- The 100% tariff applies only to patented pharmaceuticals and APIs; generics, biosimilars, and a broad list of specialty categories are currently exempt.
- Companies with approved US onshoring plans face a 20% rate until April 2030; those with executed MFN pricing deals pay zero tariffs until January 20, 2029.
President Trump signed a proclamation on April 2, 2026, imposing a 100% tariff on imported patented pharmaceuticals and active pharmaceutical ingredients under Section 232 of the Trade Expansion Act of 1962—but the list of exceptions is long enough that the effective rate for most drug imports will land well below the headline number.
The tariffs take effect September 29, 2026 for most companies, and July 31 for the 16 large drugmakers already engaged in the first wave of Most Favored Nation pricing negotiations, according to the White House proclamation. The administration’s justification, per the proclamation, is that pharmaceutical imports “threaten to impair the national security and economy”—citing FDA data showing that as of 2025, 53% of patented medicines distributed in the US were produced overseas, with only 15% of patented APIs by volume domestically manufactured.
What’s Exempt
The carve-outs cover a substantial share of the market. Generics and biosimilars—which account for over 90% of US prescriptions filled, according to reporting by CID—are exempt for now, with the administration required to reassess their status within one year. Also excluded from tariffs, per the proclamation, are orphan drugs (where all approved indications carry orphan designation), nuclear medicines, plasma-derived therapies, fertility treatments, cell and gene therapies, antibody-drug conjugates, medical countermeasures for CBRN threats, and pharmaceutical products for animal health—provided they originate from a country with a trade and security framework agreement with the US, or meet an urgent domestic health need.
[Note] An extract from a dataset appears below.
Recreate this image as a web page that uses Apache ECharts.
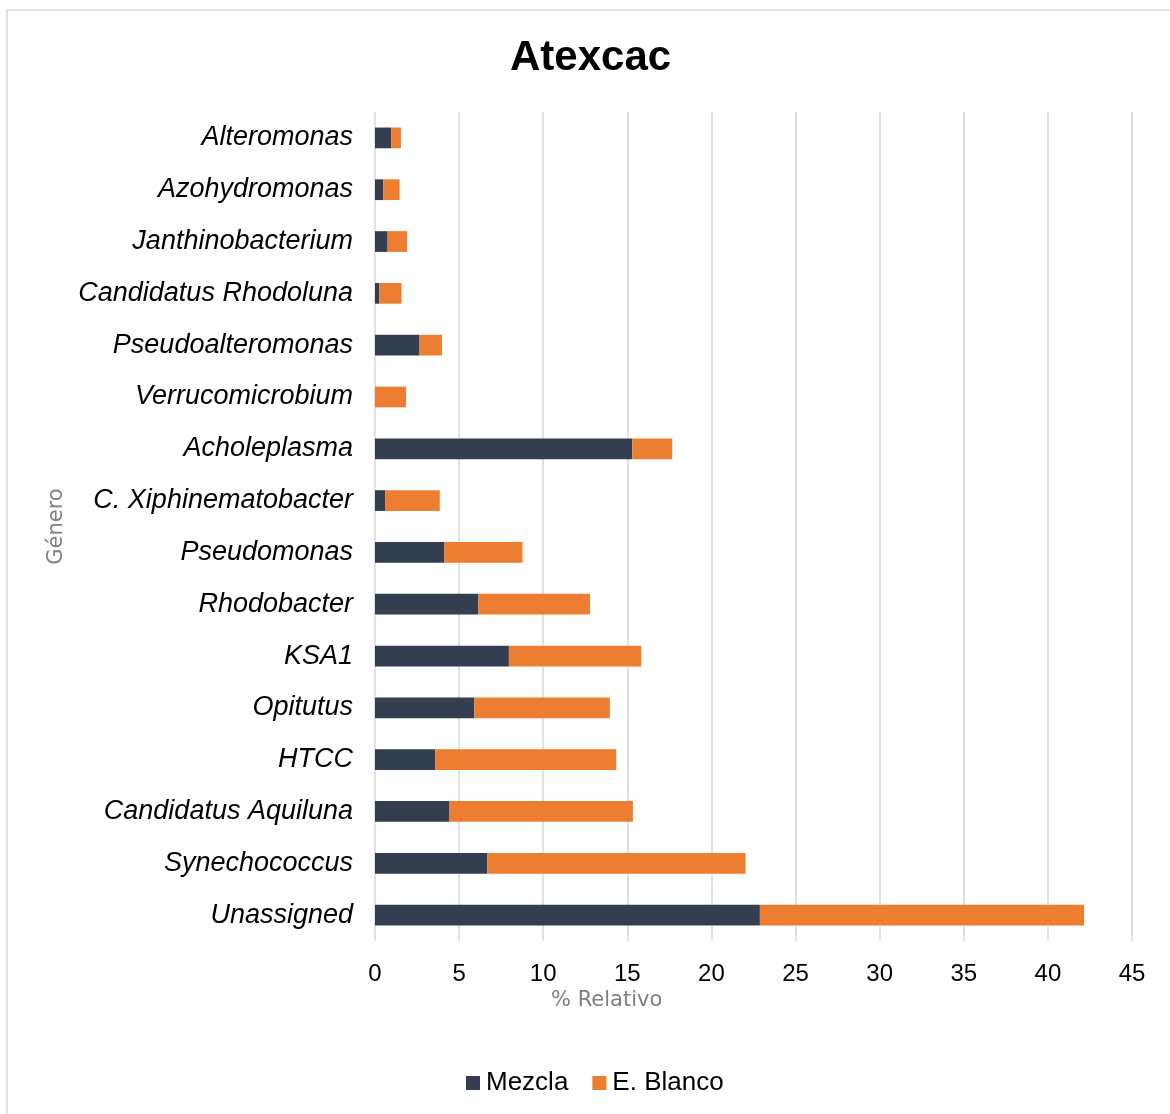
<!DOCTYPE html>
<html>
<head>
<meta charset="utf-8">
<title>Atexcac</title>
<script src="https://cdn.jsdelivr.net/npm/echarts@6/dist/echarts.min.js"></script>
<style>
  html, body { margin: 0; padding: 0; background: #ffffff; }
  #chart { width: 1170px; height: 1114px; }
</style>
</head>
<body>
<div id="chart"></div>
<script>
// Genera listed top to bottom
const generos = [
  'Alteromonas', 'Azohydromonas', 'Janthinobacterium', 'Candidatus Rhodoluna',
  'Pseudoalteromonas', 'Verrucomicrobium', 'Acholeplasma', 'C. Xiphinematobacter',
  'Pseudomonas', 'Rhodobacter', 'KSA1', 'Opitutus', 'HTCC',
  'Candidatus Aquiluna', 'Synechococcus', 'Unassigned'
];

// Relative abundance (%) per sample
const mezcla = [0.96, 0.49, 0.75, 0.25, 2.65, 0, 15.29, 0.6, 4.11, 6.14, 7.96, 5.9, 3.58, 4.43, 6.67, 22.88];
const blanco = [0.58, 0.97, 1.16, 1.33, 1.33, 1.84, 2.38, 3.25, 4.66, 6.64, 7.87, 8.06, 10.76, 10.9, 15.36, 19.27];

const xTicks = [0, 5, 10, 15, 20, 25, 30, 35, 40, 45];

const chart = echarts.init(document.getElementById('chart'), null, { renderer: 'canvas' });

const baseFont = 'Liberation Sans, Arial, sans-serif';

chart.setOption({
  backgroundColor: '#ffffff',
  animation: false,
  title: {
    text: 'Atexcac',
    left: 505,
    top: 32,
    textStyle: { fontFamily: baseFont, fontSize: 42, fontWeight: 'bold', color: '#000000' }
  },
  legend: {
    bottom: 13,
    left: 461,
    itemWidth: 14,
    itemHeight: 14,
    itemGap: 24,
    icon: 'rect',
    textStyle: { fontFamily: baseFont, fontSize: 26, color: '#000000', padding: [0, 0, 0, 1] },
    data: ['Mezcla', 'E. Blanco']
  },
  grid: { left: 375, right: 38, top: 112, bottom: 173, containLabel: false },
  xAxis: {
    type: 'value',
    min: xTicks[0],
    max: xTicks[xTicks.length - 1],
    interval: 5,
    axisLine: { show: false },
    axisTick: { show: false },
    axisLabel: { fontFamily: baseFont, fontSize: 24, color: '#000000', margin: 21 },
    splitLine: { show: true, lineStyle: { color: '#d9d9d9', width: 1.5 } }
  },
  yAxis: {
    type: 'category',
    data: generos,
    inverse: true,
    name: 'Género',
    nameLocation: 'middle',
    nameRotate: 90,
    nameGap: 303,
    nameTextStyle: { fontFamily: 'DejaVu Sans, sans-serif', fontSize: 21, color: '#7f7f7f' },
    axisLine: { show: false },
    axisTick: { show: false },
    axisLabel: {
      fontFamily: baseFont, fontSize: 27, fontStyle: 'italic', color: '#000000', margin: 22,
      padding: [3, 0, 0, 0]
    },
    splitLine: { show: false }
  },
  graphic: [
    {
      type: 'rect',
      shape: { x: 7, y: 10, width: 1170, height: 1120 },
      style: { fill: 'none', stroke: '#d9d9d9', lineWidth: 1.5 },
      silent: true,
      z: -10
    },
    {
      type: 'text',
      left: 551,
      top: 990,
      style: { text: '% Relativo', fontFamily: 'DejaVu Sans, sans-serif', fontSize: 21, fill: '#7f7f7f' }
    }
  ],
  series: [
    {
      name: 'Mezcla',
      type: 'bar',
      stack: 'total',
      data: mezcla,
      barWidth: '40%',
      itemStyle: { color: '#333f50' }
    },
    {
      name: 'E. Blanco',
      type: 'bar',
      stack: 'total',
      data: blanco,
      barWidth: '40%',
      itemStyle: { color: '#ed7d31' }
    }
  ]
});
</script>
</body>
</html>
On the country side, products from the EU, Japan, South Korea, Switzerland, and Liechtenstein face a 15% tariff under existing trade deals. UK-manufactured drugs currently face a 10% tariff, according to the proclamation, with the rate set to reduce to zero to the extent required by the US-UK pharmaceutical partnership agreement. The UK is the first country to secure a pathway to a zero percent rate on US pharmaceutical export tariffs, with NHS patients receiving improved access to novel treatments in return, as a result of medicines pricing changes.
The MFN and Onshoring Tracks
Companies can access two additional lower-rate pathways. Those with Secretary of Commerce-approved onshoring plans—committing to move production to the US—qualify for a 20% tariff rate, which rises to 100% on April 2, 2030, the proclamation states. Companies that have both an approved onshoring plan and a fully executed MFN pricing agreement pay zero tariffs until January 20, 2029. The administration said it will monitor onshoring commitments through periodic progress reports, and the proclamation explicitly authorizes retroactive tariff reimposition in cases of fraud or misrepresentation.
The White House stated that the threat of tariffs has already driven $400 billion in pharmaceutical investment commitments from industry. Examples include Johnson & Johnson’s $55 billion US manufacturing commitment through 2029 and CSL’s $1.5 billion expansion at its Kankakee, Illinois plasma-derived therapies facility.